Search code examples
algorithmgraphminimum-spanning-tree

Linear algorithm to make edge weights unique


I have a weighted graph, and I want to compute a new weighting function for the graph, such that the edge weights are distinct, and every MST in the new graph corresponds to an MST in the old graph.

I can't find a feasible algorithm. I doubled all the weights, but that won't make them distinct. I also tried doubling the weights and adding different constants to edges with the same weights, but that doesn't feel right, either.

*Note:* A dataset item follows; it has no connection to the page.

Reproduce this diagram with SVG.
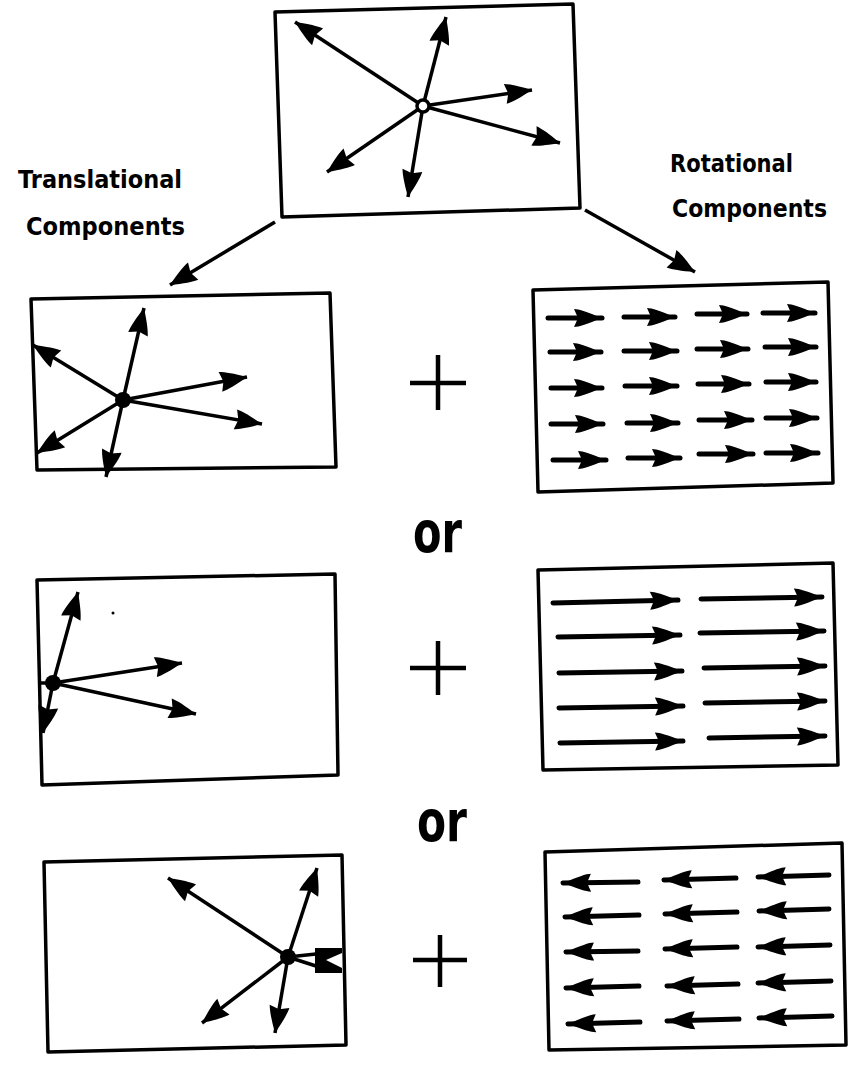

The new graph will have only 1 MST, since all edges are distinct.


Solution

  • Very simple: we multiply all weights by a factor K large enough to ensure that our small changes cannot affect the validity of an MST. I'll go overboard on this one:

    K = max(<sum of all graph weights>, 
            <quantity of edges>)
            + 1
    

    Number the N edges in any order, 0 through N-1. To each edge weight, add the edge number. It's trivial to show that

    1. the edge weights are now unique (new difference between different weights is larger than the changes);
    2. any MST in the new graph maps directly to a corresponding MST in the old one (each new path sum is K times the old one, plus a quantity smaller than K -- the comparison (less or greater than) on any two paths cannot be affected).

    Yes, this is overkill: you can restrict the value of K quite a bit. However, making it that large reduces the correctness proofs to lemmas a junior-high algebra student can follow.